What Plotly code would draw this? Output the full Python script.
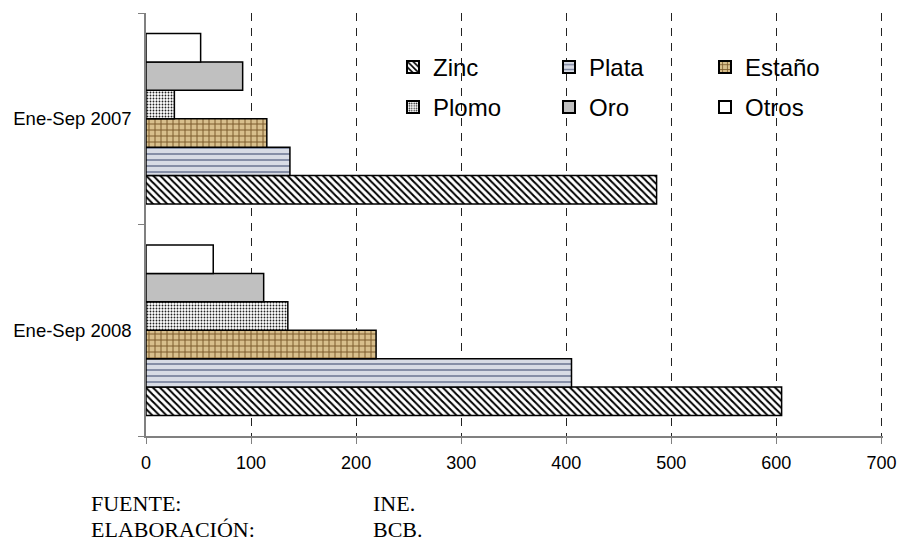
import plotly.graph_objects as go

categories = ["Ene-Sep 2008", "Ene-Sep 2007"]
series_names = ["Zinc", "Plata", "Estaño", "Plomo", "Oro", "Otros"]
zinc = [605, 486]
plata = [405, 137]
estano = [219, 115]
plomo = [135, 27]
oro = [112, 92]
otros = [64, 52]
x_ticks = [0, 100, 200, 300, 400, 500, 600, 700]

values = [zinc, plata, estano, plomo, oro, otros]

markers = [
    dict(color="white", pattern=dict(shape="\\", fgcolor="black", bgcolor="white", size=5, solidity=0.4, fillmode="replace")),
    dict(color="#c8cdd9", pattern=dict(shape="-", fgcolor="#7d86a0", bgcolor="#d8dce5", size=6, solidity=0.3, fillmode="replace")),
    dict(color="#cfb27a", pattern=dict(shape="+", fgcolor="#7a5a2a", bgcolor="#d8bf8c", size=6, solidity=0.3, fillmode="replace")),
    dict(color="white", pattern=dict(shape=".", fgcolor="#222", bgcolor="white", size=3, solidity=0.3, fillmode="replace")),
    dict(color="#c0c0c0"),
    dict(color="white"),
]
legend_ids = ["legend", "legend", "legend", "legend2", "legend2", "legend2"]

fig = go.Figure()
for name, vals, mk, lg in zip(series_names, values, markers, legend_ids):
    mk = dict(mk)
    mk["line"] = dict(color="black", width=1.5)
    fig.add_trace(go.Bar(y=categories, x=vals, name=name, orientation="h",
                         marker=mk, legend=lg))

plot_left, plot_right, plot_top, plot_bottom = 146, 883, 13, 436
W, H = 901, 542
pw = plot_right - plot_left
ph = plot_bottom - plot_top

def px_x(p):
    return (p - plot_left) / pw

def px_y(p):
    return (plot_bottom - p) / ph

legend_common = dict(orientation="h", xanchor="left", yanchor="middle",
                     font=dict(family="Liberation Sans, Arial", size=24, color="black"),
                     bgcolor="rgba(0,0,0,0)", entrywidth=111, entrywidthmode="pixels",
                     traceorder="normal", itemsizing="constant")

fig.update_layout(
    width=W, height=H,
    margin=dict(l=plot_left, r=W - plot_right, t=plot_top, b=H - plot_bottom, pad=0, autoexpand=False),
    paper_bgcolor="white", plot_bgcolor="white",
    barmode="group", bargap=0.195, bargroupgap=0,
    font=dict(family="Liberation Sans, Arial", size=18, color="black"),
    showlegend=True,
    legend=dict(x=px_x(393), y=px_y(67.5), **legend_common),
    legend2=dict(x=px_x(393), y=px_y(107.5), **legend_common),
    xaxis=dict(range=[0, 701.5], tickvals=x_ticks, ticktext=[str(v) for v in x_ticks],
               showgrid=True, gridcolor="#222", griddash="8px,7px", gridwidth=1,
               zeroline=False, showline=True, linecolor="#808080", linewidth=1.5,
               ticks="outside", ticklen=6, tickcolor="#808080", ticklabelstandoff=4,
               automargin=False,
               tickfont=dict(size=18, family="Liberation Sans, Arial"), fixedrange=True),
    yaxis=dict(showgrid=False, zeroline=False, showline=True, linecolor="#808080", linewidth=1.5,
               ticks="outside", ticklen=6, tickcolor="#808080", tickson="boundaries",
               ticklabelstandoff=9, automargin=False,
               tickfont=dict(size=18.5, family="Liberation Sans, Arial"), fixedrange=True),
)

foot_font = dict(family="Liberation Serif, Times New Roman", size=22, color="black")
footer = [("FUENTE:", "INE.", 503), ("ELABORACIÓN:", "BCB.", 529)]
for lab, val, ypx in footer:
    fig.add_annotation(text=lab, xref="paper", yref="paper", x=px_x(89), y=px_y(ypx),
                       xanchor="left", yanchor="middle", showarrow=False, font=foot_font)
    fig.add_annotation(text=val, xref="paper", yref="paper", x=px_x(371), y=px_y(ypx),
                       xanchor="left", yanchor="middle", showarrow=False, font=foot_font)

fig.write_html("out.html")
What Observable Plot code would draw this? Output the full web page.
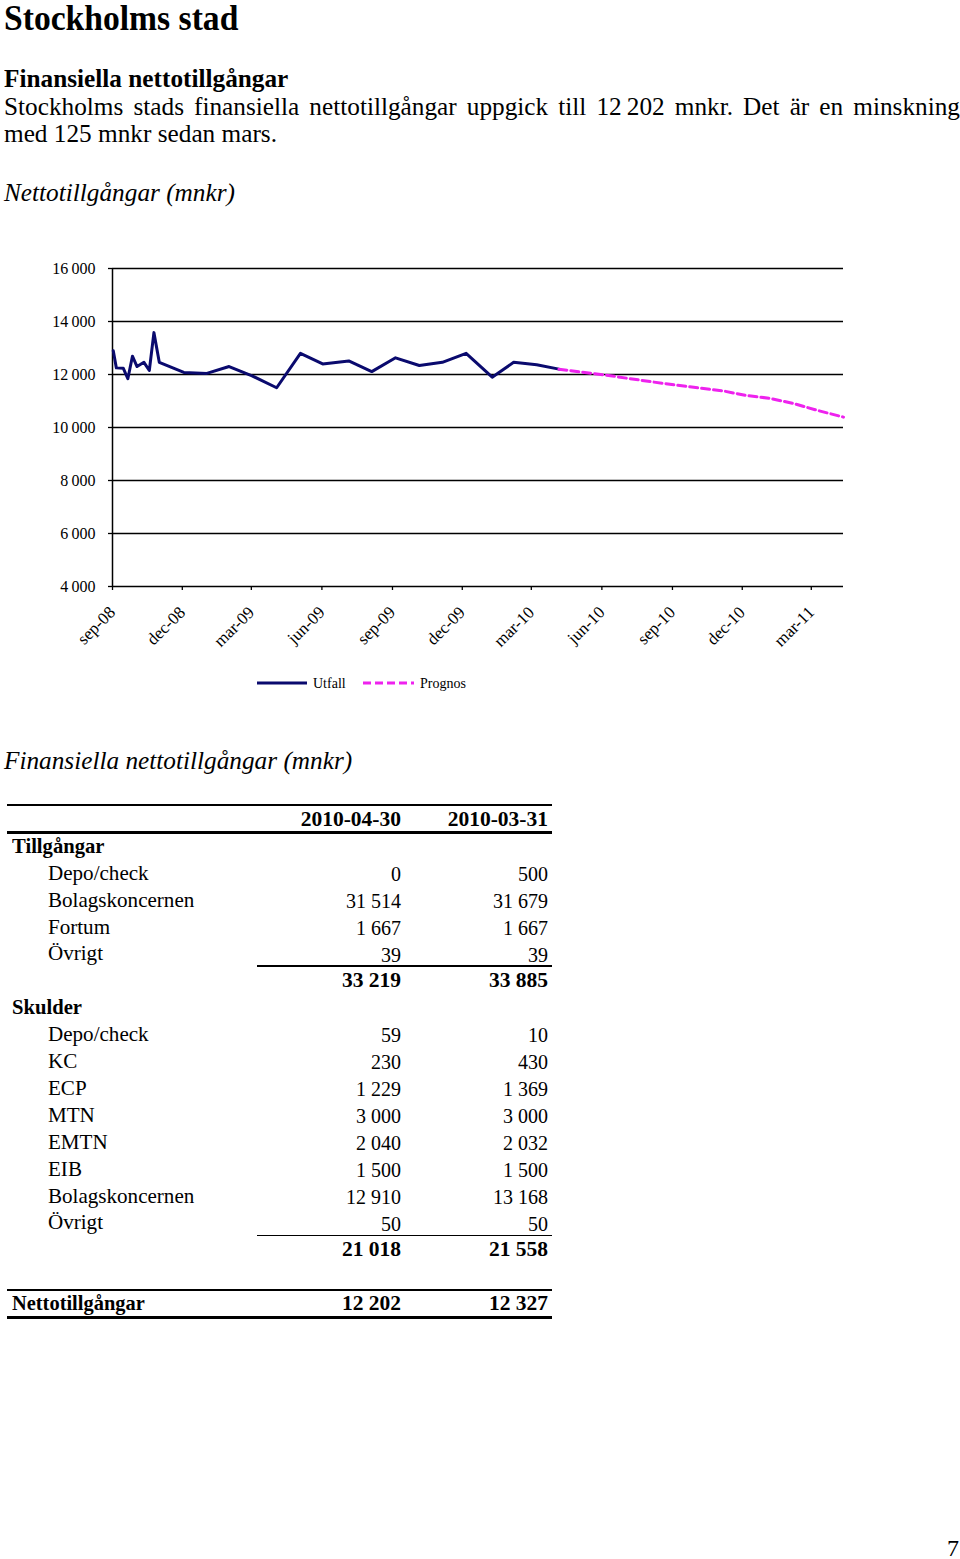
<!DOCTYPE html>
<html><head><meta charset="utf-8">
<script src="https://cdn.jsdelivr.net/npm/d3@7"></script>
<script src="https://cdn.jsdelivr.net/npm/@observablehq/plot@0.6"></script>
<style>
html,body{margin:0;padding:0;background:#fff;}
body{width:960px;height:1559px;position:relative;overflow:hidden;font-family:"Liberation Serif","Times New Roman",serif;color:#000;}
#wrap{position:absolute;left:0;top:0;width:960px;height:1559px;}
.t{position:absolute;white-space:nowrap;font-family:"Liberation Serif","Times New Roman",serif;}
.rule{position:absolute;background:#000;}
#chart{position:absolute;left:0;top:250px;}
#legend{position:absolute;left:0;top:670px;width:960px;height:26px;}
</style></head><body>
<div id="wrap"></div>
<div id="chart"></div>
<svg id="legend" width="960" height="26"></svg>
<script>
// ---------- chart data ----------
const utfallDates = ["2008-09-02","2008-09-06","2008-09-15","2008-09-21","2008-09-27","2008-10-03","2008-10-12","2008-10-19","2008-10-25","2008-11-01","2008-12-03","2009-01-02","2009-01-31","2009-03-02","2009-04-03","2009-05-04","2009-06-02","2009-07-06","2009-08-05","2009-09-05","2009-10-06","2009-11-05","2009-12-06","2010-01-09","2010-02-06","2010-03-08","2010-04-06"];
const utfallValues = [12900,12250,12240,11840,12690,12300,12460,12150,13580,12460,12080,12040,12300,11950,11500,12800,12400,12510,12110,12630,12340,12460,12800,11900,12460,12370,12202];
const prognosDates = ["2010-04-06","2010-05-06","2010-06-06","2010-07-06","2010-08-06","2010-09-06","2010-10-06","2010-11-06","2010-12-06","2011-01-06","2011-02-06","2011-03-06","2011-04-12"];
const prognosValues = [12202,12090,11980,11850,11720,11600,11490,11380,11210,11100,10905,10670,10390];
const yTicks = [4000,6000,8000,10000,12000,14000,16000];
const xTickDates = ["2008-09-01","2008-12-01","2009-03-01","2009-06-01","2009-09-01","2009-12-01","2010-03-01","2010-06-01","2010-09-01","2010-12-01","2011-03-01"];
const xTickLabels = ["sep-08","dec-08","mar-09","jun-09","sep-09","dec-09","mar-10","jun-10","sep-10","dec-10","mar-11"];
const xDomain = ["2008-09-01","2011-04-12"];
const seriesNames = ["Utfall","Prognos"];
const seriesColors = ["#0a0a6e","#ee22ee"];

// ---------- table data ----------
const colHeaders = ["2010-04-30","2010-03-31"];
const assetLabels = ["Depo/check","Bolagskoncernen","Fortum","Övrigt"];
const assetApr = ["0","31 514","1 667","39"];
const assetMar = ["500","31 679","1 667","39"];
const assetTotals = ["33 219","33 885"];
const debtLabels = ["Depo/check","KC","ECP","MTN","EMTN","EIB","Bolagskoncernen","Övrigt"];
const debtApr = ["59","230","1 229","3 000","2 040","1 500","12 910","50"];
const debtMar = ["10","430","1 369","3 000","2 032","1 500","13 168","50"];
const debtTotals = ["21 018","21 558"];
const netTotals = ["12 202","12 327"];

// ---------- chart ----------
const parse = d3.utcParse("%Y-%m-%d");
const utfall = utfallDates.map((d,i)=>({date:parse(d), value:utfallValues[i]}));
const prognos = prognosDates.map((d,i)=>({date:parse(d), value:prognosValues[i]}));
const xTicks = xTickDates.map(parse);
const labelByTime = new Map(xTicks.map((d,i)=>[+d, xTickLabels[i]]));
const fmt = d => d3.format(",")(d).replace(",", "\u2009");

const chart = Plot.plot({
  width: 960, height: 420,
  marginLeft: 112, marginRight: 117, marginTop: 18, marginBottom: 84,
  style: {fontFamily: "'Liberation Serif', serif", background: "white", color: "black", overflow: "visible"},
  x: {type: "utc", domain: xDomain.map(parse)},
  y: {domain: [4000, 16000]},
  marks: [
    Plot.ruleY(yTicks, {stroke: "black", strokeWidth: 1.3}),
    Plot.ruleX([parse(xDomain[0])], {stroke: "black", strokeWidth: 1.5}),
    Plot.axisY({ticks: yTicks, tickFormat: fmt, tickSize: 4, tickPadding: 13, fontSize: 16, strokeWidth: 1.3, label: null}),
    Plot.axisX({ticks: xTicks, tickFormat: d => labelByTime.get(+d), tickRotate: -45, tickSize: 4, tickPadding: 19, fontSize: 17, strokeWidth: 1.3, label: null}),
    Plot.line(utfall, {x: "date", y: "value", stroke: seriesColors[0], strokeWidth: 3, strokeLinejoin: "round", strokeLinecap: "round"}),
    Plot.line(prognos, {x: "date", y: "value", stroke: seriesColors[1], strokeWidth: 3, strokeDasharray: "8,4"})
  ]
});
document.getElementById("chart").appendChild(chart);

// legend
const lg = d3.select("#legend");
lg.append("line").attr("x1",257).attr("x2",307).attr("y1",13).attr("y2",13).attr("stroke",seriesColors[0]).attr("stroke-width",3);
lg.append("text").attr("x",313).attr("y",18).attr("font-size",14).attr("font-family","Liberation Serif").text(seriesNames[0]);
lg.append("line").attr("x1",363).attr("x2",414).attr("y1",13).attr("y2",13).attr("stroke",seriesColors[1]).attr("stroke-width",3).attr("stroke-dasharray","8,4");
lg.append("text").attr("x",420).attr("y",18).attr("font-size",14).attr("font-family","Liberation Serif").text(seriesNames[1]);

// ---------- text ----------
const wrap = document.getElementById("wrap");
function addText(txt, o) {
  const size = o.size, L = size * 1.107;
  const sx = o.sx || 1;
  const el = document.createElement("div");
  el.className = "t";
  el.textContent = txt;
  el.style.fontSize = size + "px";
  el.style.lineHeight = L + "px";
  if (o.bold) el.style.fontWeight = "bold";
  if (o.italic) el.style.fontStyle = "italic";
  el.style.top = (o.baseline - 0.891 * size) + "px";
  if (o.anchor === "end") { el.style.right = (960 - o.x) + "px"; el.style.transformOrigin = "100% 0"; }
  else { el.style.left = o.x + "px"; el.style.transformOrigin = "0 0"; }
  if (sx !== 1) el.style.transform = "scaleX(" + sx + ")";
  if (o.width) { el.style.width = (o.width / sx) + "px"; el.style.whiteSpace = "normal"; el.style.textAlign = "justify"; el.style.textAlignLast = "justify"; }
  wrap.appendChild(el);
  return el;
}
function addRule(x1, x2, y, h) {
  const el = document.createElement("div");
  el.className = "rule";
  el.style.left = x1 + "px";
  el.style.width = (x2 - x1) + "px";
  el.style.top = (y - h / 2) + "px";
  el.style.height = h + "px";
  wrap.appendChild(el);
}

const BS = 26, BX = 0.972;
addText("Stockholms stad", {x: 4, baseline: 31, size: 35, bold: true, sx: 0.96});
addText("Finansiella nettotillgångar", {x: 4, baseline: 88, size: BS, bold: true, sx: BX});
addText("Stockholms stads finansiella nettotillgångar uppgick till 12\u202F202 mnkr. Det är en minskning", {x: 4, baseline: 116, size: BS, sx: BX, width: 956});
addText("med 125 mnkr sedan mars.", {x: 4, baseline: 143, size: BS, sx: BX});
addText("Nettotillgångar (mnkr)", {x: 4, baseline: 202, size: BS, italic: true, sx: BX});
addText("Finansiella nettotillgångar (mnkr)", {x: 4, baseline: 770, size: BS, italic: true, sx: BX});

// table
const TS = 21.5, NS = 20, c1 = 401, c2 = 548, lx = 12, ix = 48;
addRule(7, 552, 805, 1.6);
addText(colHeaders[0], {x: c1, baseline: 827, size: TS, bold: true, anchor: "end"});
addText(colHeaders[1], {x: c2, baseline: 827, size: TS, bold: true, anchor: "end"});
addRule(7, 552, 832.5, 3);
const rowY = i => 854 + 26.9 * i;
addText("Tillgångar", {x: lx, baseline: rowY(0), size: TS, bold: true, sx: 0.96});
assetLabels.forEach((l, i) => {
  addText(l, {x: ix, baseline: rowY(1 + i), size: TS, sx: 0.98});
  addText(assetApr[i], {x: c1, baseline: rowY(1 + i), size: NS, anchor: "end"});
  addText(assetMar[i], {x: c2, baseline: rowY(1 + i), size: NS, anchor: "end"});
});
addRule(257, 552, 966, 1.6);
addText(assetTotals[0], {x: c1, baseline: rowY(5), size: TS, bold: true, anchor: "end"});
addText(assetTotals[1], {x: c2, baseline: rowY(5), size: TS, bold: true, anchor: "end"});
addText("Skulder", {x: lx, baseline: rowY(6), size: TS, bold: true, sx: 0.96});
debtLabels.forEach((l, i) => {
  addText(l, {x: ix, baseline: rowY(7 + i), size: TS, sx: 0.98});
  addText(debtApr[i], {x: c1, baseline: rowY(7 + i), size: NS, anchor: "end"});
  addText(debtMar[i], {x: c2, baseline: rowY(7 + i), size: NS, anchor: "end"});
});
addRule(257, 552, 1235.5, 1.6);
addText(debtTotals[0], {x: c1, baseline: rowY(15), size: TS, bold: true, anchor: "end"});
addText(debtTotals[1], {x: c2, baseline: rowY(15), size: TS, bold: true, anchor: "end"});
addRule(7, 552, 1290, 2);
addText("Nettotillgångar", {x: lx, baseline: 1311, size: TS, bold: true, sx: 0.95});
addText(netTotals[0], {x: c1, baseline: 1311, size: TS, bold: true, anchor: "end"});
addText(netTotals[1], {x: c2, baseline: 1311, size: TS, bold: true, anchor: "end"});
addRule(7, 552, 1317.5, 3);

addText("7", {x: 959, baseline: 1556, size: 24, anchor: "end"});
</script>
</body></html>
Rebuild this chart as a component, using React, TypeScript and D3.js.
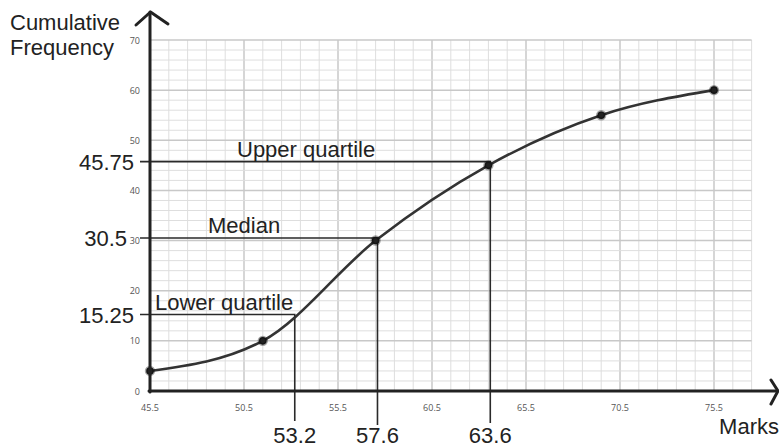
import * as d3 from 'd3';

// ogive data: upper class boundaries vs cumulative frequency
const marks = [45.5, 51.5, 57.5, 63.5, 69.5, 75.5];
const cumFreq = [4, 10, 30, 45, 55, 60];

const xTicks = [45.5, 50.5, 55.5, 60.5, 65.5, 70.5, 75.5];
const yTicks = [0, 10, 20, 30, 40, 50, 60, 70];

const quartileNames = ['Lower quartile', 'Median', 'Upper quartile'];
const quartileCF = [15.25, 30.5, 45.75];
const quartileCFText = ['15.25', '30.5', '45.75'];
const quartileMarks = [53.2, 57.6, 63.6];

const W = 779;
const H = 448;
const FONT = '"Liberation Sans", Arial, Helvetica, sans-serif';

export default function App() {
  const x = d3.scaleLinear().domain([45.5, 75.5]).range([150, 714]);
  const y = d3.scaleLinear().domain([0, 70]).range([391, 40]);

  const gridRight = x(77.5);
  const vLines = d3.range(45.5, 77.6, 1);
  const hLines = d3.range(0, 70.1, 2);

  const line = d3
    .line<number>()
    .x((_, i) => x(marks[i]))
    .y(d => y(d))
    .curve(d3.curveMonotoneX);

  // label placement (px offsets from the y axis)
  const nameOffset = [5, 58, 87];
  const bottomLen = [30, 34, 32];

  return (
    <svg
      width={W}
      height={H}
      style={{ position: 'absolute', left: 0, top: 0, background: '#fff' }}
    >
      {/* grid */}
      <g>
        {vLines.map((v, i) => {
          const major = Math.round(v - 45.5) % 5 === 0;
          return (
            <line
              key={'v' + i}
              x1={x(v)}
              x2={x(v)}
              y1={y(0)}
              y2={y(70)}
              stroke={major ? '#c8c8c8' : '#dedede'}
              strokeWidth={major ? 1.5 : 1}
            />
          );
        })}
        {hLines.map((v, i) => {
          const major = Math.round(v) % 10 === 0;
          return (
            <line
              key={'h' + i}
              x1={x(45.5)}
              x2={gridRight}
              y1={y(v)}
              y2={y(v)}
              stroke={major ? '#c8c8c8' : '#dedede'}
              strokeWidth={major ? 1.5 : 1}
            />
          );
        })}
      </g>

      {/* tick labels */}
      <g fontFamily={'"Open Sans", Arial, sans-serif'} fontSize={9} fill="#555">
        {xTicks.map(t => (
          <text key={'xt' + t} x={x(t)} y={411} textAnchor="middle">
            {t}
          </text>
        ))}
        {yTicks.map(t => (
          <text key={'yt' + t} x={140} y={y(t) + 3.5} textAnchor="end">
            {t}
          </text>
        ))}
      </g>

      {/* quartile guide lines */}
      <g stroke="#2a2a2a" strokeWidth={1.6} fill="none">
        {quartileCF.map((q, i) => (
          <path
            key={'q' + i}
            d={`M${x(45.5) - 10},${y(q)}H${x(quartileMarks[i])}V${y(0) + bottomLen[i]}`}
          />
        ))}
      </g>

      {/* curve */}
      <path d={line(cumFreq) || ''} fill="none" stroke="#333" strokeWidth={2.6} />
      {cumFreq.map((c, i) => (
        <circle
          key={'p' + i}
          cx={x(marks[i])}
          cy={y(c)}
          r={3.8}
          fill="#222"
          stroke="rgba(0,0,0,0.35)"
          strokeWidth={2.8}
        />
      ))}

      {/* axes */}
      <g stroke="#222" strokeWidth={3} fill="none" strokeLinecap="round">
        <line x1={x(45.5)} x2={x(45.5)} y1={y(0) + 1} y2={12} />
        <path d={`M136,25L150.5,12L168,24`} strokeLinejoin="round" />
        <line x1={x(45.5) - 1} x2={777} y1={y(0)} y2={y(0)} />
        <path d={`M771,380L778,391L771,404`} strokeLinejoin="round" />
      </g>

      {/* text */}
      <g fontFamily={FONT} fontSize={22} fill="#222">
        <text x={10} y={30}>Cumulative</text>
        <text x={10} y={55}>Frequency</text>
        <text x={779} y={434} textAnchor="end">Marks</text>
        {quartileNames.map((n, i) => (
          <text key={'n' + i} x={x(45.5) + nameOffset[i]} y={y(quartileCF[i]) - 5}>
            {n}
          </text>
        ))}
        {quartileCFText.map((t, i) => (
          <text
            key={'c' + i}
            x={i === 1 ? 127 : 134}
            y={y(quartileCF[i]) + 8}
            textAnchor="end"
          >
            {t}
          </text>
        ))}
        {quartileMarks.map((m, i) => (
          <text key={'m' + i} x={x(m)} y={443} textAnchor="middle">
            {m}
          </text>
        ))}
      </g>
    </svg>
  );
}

□ □ □

TO DO
Everything from the first line of the records through the line containing "return (plot_bottom - p) / ph" should be reproduced exactly, apart from the pictures.

ANSWER TO THIS TASK
What Plotly code would draw this? Output the full Python script.
import plotly.graph_objects as go

categories = ["Ene-Sep 2008", "Ene-Sep 2007"]
series_names = ["Zinc", "Plata", "Estaño", "Plomo", "Oro", "Otros"]
zinc = [605, 486]
plata = [405, 137]
estano = [219, 115]
plomo = [135, 27]
oro = [112, 92]
otros = [64, 52]
x_ticks = [0, 100, 200, 300, 400, 500, 600, 700]

values = [zinc, plata, estano, plomo, oro, otros]

markers = [
    dict(color="white", pattern=dict(shape="\\", fgcolor="black", bgcolor="white", size=5, solidity=0.4, fillmode="replace")),
    dict(color="#c8cdd9", pattern=dict(shape="-", fgcolor="#7d86a0", bgcolor="#d8dce5", size=6, solidity=0.3, fillmode="replace")),
    dict(color="#cfb27a", pattern=dict(shape="+", fgcolor="#7a5a2a", bgcolor="#d8bf8c", size=6, solidity=0.3, fillmode="replace")),
    dict(color="white", pattern=dict(shape=".", fgcolor="#222", bgcolor="white", size=3, solidity=0.3, fillmode="replace")),
    dict(color="#c0c0c0"),
    dict(color="white"),
]
legend_ids = ["legend", "legend", "legend", "legend2", "legend2", "legend2"]

fig = go.Figure()
for name, vals, mk, lg in zip(series_names, values, markers, legend_ids):
    mk = dict(mk)
    mk["line"] = dict(color="black", width=1.5)
    fig.add_trace(go.Bar(y=categories, x=vals, name=name, orientation="h",
                         marker=mk, legend=lg))

plot_left, plot_right, plot_top, plot_bottom = 146, 883, 13, 436
W, H = 901, 542
pw = plot_right - plot_left
ph = plot_bottom - plot_top

def px_x(p):
    return (p - plot_left) / pw

def px_y(p):
    return (plot_bottom - p) / ph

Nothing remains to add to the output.